In the present case, the applicant sought to challenge the making of the possession order in her case, and not merely to suspend its effect. The judge considered himself bound by the judgment in Kay v Lambeth London Borough Council; Leeds City Council v Price [2006] PLSCS 62; [2006] 11 EG 194 (CS) and concluded that the only possible challenges to the making of the possession order were to the law itself or on conventional judicial review grounds. The applicant was therefore unable to challenge the making of a possession order based on her personal circumstances. Unlike in Connors, the applicant in the present case was able to argue for a suspension of the possession order for up to twelve months. Moreover, before the expiry of any suspension period granted she could seek a further extension. In deciding whether to grant a suspension, the judge was required to take into account the applicant’s personal circumstances.
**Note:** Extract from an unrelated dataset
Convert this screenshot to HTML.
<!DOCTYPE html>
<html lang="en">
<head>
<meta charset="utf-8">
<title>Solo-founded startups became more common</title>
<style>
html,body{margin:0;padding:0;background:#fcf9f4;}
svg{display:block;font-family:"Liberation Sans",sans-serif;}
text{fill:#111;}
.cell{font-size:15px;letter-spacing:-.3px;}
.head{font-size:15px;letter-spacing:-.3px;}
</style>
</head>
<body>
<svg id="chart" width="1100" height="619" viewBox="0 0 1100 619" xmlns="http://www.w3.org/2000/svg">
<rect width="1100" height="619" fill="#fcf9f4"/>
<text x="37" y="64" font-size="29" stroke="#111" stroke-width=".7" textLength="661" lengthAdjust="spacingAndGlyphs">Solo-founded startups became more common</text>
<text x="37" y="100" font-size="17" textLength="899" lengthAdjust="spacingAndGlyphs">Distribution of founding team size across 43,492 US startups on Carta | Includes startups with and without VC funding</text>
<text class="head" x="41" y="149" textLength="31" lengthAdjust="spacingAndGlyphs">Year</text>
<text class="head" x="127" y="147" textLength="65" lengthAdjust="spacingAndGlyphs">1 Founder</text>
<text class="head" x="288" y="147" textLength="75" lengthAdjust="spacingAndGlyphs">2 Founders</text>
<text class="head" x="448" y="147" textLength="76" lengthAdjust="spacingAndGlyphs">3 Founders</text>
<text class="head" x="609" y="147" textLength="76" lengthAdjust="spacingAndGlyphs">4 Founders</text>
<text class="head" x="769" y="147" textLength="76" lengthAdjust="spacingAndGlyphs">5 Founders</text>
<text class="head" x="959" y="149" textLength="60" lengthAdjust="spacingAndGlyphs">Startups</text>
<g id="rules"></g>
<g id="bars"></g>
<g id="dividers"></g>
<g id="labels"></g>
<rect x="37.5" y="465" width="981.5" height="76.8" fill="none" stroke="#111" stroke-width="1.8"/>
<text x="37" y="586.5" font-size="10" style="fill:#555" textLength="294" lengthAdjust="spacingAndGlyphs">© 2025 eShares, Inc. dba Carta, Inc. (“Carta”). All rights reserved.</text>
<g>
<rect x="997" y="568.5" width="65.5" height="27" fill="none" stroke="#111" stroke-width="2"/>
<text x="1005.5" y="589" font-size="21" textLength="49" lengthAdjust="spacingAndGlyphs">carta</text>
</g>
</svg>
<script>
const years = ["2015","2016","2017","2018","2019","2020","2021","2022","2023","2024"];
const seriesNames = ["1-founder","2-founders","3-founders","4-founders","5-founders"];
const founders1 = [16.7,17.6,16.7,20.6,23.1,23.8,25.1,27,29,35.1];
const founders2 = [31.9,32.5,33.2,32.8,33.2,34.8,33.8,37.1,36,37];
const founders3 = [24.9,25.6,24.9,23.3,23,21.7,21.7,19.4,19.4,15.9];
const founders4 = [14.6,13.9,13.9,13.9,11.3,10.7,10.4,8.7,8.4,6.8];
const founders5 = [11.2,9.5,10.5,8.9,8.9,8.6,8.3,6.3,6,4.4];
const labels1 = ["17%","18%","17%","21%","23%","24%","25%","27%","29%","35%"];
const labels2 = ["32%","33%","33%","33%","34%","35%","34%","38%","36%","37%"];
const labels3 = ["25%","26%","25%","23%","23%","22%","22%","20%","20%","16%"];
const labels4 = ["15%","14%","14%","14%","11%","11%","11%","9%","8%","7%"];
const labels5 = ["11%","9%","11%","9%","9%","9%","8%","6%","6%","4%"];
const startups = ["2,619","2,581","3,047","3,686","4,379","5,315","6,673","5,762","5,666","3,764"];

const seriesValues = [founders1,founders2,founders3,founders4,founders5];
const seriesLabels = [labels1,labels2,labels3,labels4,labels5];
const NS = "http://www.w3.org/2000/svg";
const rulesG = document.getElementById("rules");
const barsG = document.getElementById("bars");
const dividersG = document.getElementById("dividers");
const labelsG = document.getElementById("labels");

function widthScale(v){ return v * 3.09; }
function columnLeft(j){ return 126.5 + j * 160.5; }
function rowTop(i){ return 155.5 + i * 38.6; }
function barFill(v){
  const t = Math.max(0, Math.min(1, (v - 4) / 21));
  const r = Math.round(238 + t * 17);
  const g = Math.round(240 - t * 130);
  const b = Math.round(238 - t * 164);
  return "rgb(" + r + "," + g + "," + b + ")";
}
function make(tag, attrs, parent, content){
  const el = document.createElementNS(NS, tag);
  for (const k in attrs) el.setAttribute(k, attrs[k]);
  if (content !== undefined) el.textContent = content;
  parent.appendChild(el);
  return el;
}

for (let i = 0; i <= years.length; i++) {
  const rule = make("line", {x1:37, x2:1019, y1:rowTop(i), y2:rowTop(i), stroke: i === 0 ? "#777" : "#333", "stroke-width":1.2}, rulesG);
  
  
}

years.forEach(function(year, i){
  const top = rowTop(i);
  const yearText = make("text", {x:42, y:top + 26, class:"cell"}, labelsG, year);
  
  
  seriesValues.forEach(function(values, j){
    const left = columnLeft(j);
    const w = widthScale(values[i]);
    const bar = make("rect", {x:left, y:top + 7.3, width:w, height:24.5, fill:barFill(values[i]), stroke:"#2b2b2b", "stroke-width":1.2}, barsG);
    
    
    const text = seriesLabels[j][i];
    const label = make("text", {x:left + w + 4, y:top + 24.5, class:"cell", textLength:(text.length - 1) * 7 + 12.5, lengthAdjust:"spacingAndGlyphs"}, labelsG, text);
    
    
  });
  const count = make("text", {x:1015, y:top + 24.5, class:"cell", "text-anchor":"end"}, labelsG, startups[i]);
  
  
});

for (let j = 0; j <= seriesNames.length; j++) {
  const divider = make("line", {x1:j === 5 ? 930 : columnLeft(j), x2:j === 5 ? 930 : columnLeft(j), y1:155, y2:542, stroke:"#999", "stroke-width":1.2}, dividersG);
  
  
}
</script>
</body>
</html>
However, the fact remained that the applicant was not able to argue that no possession order ought to have been made at all. The possibility of suspension for up to twelve months of the possession order was inadequate, by itself, to provide the necessary procedural guarantees under Article 8. The fact that an individual might effectively be able to remain in her home in the long-term by making repeated applications to extend suspension of a possession order did not remove any incompatibility of the procedure with Article 8. The applicant’s attempt to contest the making of a possession order had failed because it was not possible at that time to challenge the decision to seek a possession order on the basis of the alleged disproportionality of that decision in light of personal circumstances. Accordingly, the procedural safeguards required by Article 8 for the assessment of the proportionality of the interference had not been observed. As a result, the applicant was dispossessed of her home without any possibility to have the proportionality of her eviction determined by an independent tribunal. It followed that there has been a violation of Article 8.